Ainsi, pour pouvoir négocier ma venue régulière au sein de la troupe, j’ai suivi un camarade taiwanais de l’université qui prenait des cours particuliers de Yuju. Ma demande a été acceptée et j’ai ainsi pu me rendre deux fois par semaine pour apprendre les bases de la gestuelle codifiée de rôles masculins auprès d’une des artistes. J’apprenais l’enchaînement que me montrait ma professeure, dehors dans la cour, pendant que les artistes répétaient à l’intérieur. J’étais seule et isolée ; parfois, les quelques artistes, en pause, me regardaient avec curiosité. C’est après plusieurs semaines de persévérance que j’ai pu être intégrée et que tous les membres de la troupe ont été attentifs à mon apprentissage et prêts à répondre à mes questions. Ils ont alors bien voulu me transmettre leur savoir-faire. Je m’y rendais alors presque tous les jours et je participais à de nombreuses activités (répétitions générales, cérémonies diverses, etc.). J’avais fini par trouver une place parmi eux : j’étais leur élève française qui s’intéressait et s’initiait à leur art.

En somme, il a été plus facile pour la troupe de comprendre mon engagement – corporel – et ma persévérance dans l’apprentissage de Yuju que ma position de chercheuse qu’ils ont eu du mal à reconnaître puisque j’étais étudiante et donc en formation, à la fois dans le monde académique et dans la pratique du Yuju.

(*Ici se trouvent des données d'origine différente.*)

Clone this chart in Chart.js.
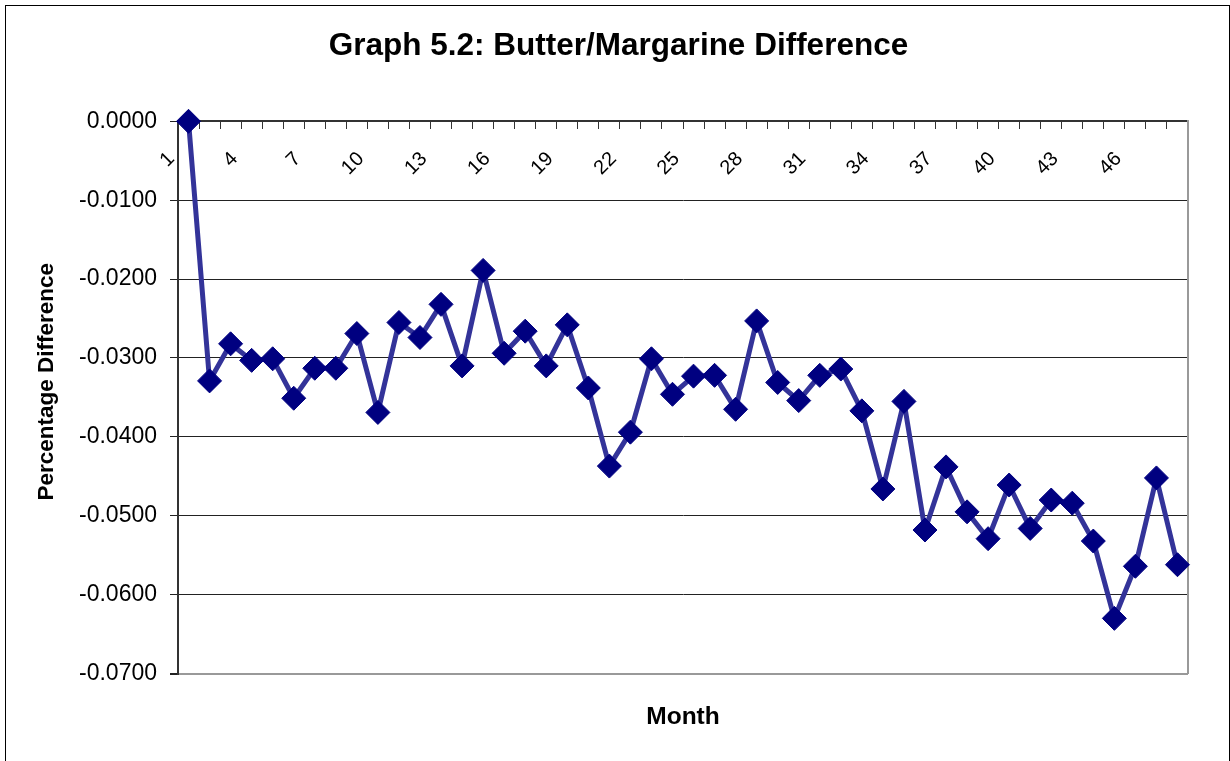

Par la suite, forte de l’expérience taiwanaise, j’ai construit mon projet de thèse avec l’idée d’aller sur le terrain pour compléter mon apprentissage technique. Wang Hailing 王海玲, « l’impératrice du Yuju » à Taiwan, m’avait conseillé d’aller sur le continent et de me former au Jingju afin que je puisse progresser dans l’acquisition technique et dans la compréhension des pratiques spectaculaires et performatives traditionnelles chinoises. Le Jingju est considéré comme un genre majeur et plus sophistiqué que le Yuju, un genre régional réputé plus commun4. Ainsi, pendant la thèse, je suis partie apprendre le Jingju dans une école spécialisée, une école de niveau lycée, le Beijing opera and arts college (北京戏曲艺术职业学院) à Beijing. En suivant ce conseil et faisant ce « détour », j’ai pu bénéficier d’un accès privilégié au milieu du xiqu et j’ai pu affiner ma compréhension incarnée de cette forme artistique. Je me suis présentée d’une manière différente. Cette fois-ci, j’ai mis l’accent sur le fait que j’étais une élève-artiste qui effectuait une recherche sur les xiqu. L’ordre des casquettes chercheuse/artiste était inversé : j’ai mis l’accent sur la pratique artistique et j’ai présenté la recherche comme secondaire. J’allais dans cette école spécialisée pour me former à un « nouveau » langage artistique, puisque j’avais déjà eu une formation de comédienne en France. En me présentant ainsi, le rapport de mes interlocuteurs était différent, car si j’étais novice concernant le xiqu, je ne l’étais pas dans le milieu du spectacle. Pour l’école, il y avait donc une possibilité d’échange de compétences entre eux et moi, ce qui n’était pas le cas à Taiwan.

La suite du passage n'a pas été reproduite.